• RECORDS PROVIDED:
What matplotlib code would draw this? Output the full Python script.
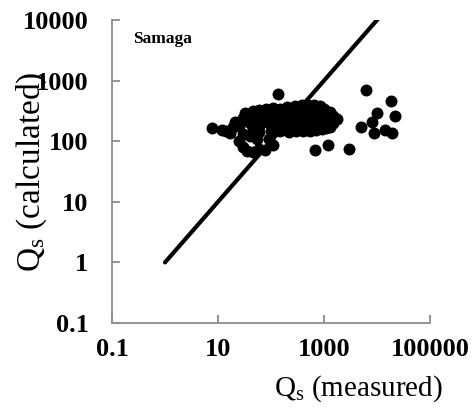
==
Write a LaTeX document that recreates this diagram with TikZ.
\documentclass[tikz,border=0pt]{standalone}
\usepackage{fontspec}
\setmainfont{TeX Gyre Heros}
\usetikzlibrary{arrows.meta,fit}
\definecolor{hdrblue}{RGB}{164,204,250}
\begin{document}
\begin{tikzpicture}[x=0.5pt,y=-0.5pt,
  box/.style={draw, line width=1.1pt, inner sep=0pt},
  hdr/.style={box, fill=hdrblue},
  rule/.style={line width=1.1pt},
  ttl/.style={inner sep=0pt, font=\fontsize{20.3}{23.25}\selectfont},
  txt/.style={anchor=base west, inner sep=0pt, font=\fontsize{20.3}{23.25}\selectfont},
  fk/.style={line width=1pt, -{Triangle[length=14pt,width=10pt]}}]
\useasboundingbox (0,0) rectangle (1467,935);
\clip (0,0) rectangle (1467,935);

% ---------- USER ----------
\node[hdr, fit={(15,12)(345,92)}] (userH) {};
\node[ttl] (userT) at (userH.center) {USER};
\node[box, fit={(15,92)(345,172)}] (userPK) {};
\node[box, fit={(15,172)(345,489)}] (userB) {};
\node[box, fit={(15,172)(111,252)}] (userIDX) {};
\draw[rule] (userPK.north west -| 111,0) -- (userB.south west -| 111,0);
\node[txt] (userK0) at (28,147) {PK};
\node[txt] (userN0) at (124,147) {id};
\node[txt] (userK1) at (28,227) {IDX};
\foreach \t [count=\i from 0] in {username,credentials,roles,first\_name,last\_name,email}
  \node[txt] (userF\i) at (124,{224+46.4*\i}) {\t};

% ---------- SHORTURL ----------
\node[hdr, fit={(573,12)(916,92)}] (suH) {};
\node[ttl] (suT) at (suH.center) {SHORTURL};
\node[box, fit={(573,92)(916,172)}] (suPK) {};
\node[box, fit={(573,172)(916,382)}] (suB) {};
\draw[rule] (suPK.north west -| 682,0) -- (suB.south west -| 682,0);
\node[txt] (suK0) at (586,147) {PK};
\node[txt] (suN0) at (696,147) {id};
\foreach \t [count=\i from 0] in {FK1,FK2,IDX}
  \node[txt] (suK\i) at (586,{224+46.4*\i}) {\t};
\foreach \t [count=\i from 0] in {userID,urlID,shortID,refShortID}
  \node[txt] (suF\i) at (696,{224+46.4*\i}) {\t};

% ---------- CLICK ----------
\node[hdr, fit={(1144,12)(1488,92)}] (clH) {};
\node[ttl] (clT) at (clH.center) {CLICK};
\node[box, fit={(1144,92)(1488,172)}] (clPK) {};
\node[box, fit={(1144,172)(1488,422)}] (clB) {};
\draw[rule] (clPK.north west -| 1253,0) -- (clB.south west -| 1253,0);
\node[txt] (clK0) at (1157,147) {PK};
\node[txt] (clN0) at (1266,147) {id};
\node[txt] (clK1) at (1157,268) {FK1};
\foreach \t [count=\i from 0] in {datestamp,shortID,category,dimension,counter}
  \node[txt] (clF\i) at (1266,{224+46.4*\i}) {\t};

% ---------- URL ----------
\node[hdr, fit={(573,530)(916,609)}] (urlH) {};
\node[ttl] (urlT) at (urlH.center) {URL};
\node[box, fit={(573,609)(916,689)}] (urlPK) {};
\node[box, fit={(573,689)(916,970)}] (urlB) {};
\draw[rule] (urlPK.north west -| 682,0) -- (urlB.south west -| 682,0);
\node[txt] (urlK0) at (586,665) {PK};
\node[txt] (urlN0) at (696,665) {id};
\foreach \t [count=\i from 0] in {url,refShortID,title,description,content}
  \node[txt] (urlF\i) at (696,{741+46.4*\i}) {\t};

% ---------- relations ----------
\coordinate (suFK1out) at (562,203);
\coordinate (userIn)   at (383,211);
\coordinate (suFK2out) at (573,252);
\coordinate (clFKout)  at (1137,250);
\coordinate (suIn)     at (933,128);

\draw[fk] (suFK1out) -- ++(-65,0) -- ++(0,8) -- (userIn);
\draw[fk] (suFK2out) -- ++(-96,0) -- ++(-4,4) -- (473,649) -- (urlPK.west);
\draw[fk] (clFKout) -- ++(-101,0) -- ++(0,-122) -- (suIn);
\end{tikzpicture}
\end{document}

• PROBLEM TO WORK ON: Which lines contain the word "this"? Copy each of them.

• SOLUTION TO THE EXERCISE:
What matplotlib code would draw this? Output the full Python script.
Write a LaTeX document that recreates this diagram with TikZ.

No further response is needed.